From law-enforcement operations, witness protection, and privacy concerns caused by deepfakes, the ability to anonymize speech is sought after by both government agencies and individuals concerned with their privacy. A new research study will enable users to alter their voice in real time using the power of AI.
Dr. Ricardo Gutierrez-Osuna, professor in the Department of Computer Science and Engineering has received a contract to further develop AI voice modification software. The collaboration includes researchers from Texas A&M (Ph.D. student Waris Quamer), Honeywell’s Drs. Tor Finseth and Nichola Lubold, Professor John Hansen from the University of Texas at Dallas, and Professor Zhiyao Duan from the University of Rochester.
As a non-native English speaker, Gutierrez-Osuna began working on voice modification software nearly 20 years ago. At the time, his goal was to create a system that would allow second-language learners to listen to their own voices but with a native accent, making it easier for them to learn correct pronunciations. As time has passed, the need for voice anonymization software has increased. Gutierrez-Osuna feels that his work has now come full circle, from modifying speech to help people learn new languages to creating speech anonymization AI that protects those speakers.
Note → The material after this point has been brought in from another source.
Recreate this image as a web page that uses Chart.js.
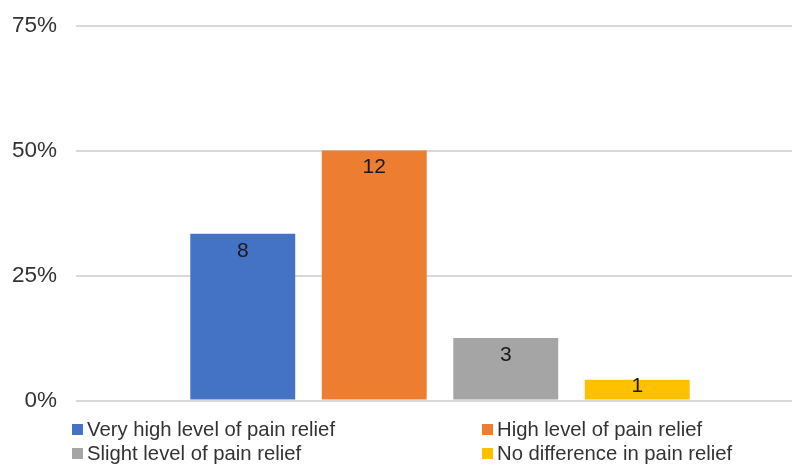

“The main goal of this project is to get somebody to speak into a microphone, and with a small delay of a few milliseconds, transform that voice so it sounds like somebody else, someone of a different sex, different age, different voice timbre, different emotional content, different speech hesitations, and eventually different word choices,” said Gutierrez-Osuna.
Gutierrez-Osuna feels that his work has now come full circle, from modifying speech to help people learn new languages to creating speech anonymization AI that protects those speakers.
While voice anonymization software currently exists, the resulting speech signal produced by the AI software contain small amounts of distortions. These distortions may be used to determine that the speaker’s voice has been altered. Researchers are currently working to reduce these distortions and make the anonymized speech sound as natural and authentic as possible.
If successful, this project will allow users to make their voice unrecognizable using the power of AI to transform speech at streaming rates. The system will allow users to change their voice biometrics, making them harder to identify, be it by human listeners or automatic speaker verification systems.
One obstacle faced by researchers is public concerns about AI being used to alter voices.
“Of course, as with any technology that you develop, someone out there may use it for purposes that you didn't intend or foresee. When I started working on this, I had no idea that deep fakes were going to be a thing in 20 years,” said Gutierrez-Osuna.
Researchers believe that this research poses no threat to public privacy and may have the potential to alleviate some of these concerns. As the new AI software continues to be tested, researchers may use the system to enhance deepfake countermeasures, preventing other technologies from being used for malicious intent.